A popular conspiracy theory about millionaire presidential candidate Donald Trump is that his campaign is really just a big advertising effort for his "brand": the Trump name he licenses out to anyone who will pay for it. If this was his plan, Alexandra Bruell writes in the Wall Street Journal, it was a bad one. The tape of him boasting about sexually assaulting women hits particularly hard.
As of June 2016, when Mr. Trump was already the presumptive Republican nominee for president, the added value of the Trump brand in entertainment was as high as 43%.
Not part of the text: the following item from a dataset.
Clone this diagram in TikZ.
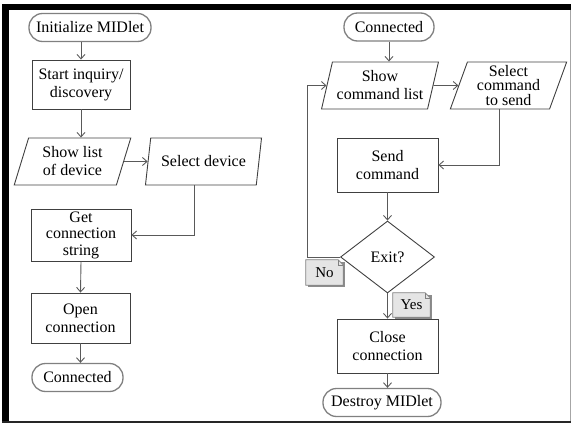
\documentclass[tikz,border=0pt]{standalone}
\usepackage{fontspec}
\setmainfont{Liberation Serif}
\usetikzlibrary{shapes.geometric,arrows.meta,backgrounds}
\begin{document}
\begin{tikzpicture}[x=1pt,y=-1pt,
  every node/.style={font=\rmfamily\fontsize{16}{18}\selectfont, text=black, align=center, inner sep=1pt},
  procbox/.style={draw=black!75, line width=0.9pt, rectangle},
  termbox/.style={draw=black!50, line width=1.3pt, rectangle, rounded corners=13.5pt, minimum height=28},
  iobox/.style={draw=black!75, line width=0.9pt, trapezium, trapezium left angle=72, trapezium right angle=108,
     trapezium stretches=true, minimum width=117, minimum height=47},
  decbox/.style={draw=black!75, line width=0.9pt, diamond, minimum width=94, minimum height=72, aspect=1.3, inner sep=0pt},
  notelbl/.style={rectangle, inner sep=0pt, font=\rmfamily\fontsize{15}{17}\selectfont},
  conn/.style={draw=black!65, line width=0.9pt, -{Straight Barb[length=4.5pt,width=8pt]}},
  line/.style={draw=black!65, line width=0.9pt}
]
\useasboundingbox (0,0) rectangle (571,423);
% frame
\fill[black] (2,3.5) rectangle (8.5,422);
\fill[black] (2,3.5) rectangle (571,9.5);
\draw[black!35, line width=0.8pt] (570,9.5) -- (570,421);
\fill[black!85] (2,421.3) rectangle (571,423);

% left column
\node[termbox, minimum width=122] (init) at (90,27.5) {Initialize MIDlet};
\node[procbox, minimum width=98, minimum height=49] (start) at (81,84.5) {Start inquiry/\\discovery};
\node[iobox] (showlist) at (72.5,161.5) {Show list\\of device};
\node[iobox] (seldev) at (203.5,161.5) {Select device};
\node[procbox, minimum width=100, minimum height=52, font=\rmfamily\fontsize{16}{16.5}\selectfont] (get) at (81,235) {Get\\connection\\string};
\node[procbox, minimum width=99, minimum height=50] (open) at (80.5,318) {Open\\connection};
\node[termbox, minimum width=91] (conn1) at (77.5,377.5) {Connected};

\draw[conn] (init.south -| start.north) -- (start.north);
\draw[conn] (start.south) -- (start.south |- showlist.north);
\draw[conn] (showlist.east) -- (seldev.west);
\draw[conn] ([xshift=-9.5pt]seldev.south) |- (get.east);
\draw[conn] (get.south) -- (open.north);
\draw[conn] (open.south) -- (open.south |- conn1.north);

% right column
\node[termbox, minimum width=90] (conn2) at (389,27) {Connected};
\node[iobox] (showcmd) at (380,85.5) {Show\\command list};
\node[iobox, font=\rmfamily\fontsize{16}{14.2}\selectfont] (selcmd) at (508.5,85.5) {Select\\command\\to send};
\node[procbox, minimum width=101, minimum height=54] (send) at (387.5,165) {Send\\command};
\node[decbox] (exit) at (387.5,257) {Exit?};
\node[procbox, minimum width=101, minimum height=54] (close) at (387.5,346) {Close\\connection};
\node[termbox, minimum width=118] (destroy) at (382,402.5) {Destroy MIDlet};

\draw[conn] (conn2.south) -- (conn2.south |- showcmd.north);
\draw[conn] (showcmd.east) -- (selcmd.west);
\draw[conn] ([xshift=-9.5pt]selcmd.south) |- (send.east);
\draw[conn] (send.south) -- (exit.north);
\coordinate (loopx) at (307,257);
\draw[conn] (exit.west) -- (loopx) |- (showcmd.west);
\draw[conn] (exit.south) -- (close.north);
\draw[conn] (close.south) -- (close.south |- destroy.north);

% labels
\node[notelbl, minimum width=37, minimum height=25] (no) at (324.5,272.5) {No};
\node[notelbl, minimum width=37, minimum height=24] (yes) at (411.5,305) {Yes};
\begin{scope}[on background layer]
  \foreach \n in {no,yes}{
    \fill[black!45] ([shift={(2,2)}]\n.north west) rectangle ([shift={(2,2)}]\n.south east);
    \filldraw[fill=black!10, draw=black!50, line width=0.7pt]
      (\n.south west) -- (\n.north west) -- ([xshift=-5pt]\n.north east)
      -- ([yshift=-5pt]\n.north east) -- (\n.south east) -- cycle;
    \draw[black!50, line width=0.6pt] ([xshift=-5pt]\n.north east) -- ([xshift=-5pt,yshift=-5pt]\n.north east)
      -- ([yshift=-5pt]\n.north east);
  }
\end{scope}
\end{tikzpicture}
\end{document}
But that added value has been significantly diminished since the video surfaced. The perceived added value in TV and entertainment, a category with which he’s closely associated after “The Apprentice,” fell 13 percentage points as of Oct. 9, while the value of the Trump brand dropped 8 percentage points in real estate and 6 percentage points in country clubs and golf clubs, according to Brand Keys.
“What we know for sure is that these brand engagement numbers correlate very highly with consumer behavior in the marketplace,” said Mr. Passikoff. As the Trump brand becomes more toxic, “consumers will be distancing themselves from Trump-branded products as well.”
Even if his remarks subside in the public imagination, he's in it to the end, and "Trump" could end up signifying bigshot losers. Not great for any business, but bigly so in hospitality and entertainment.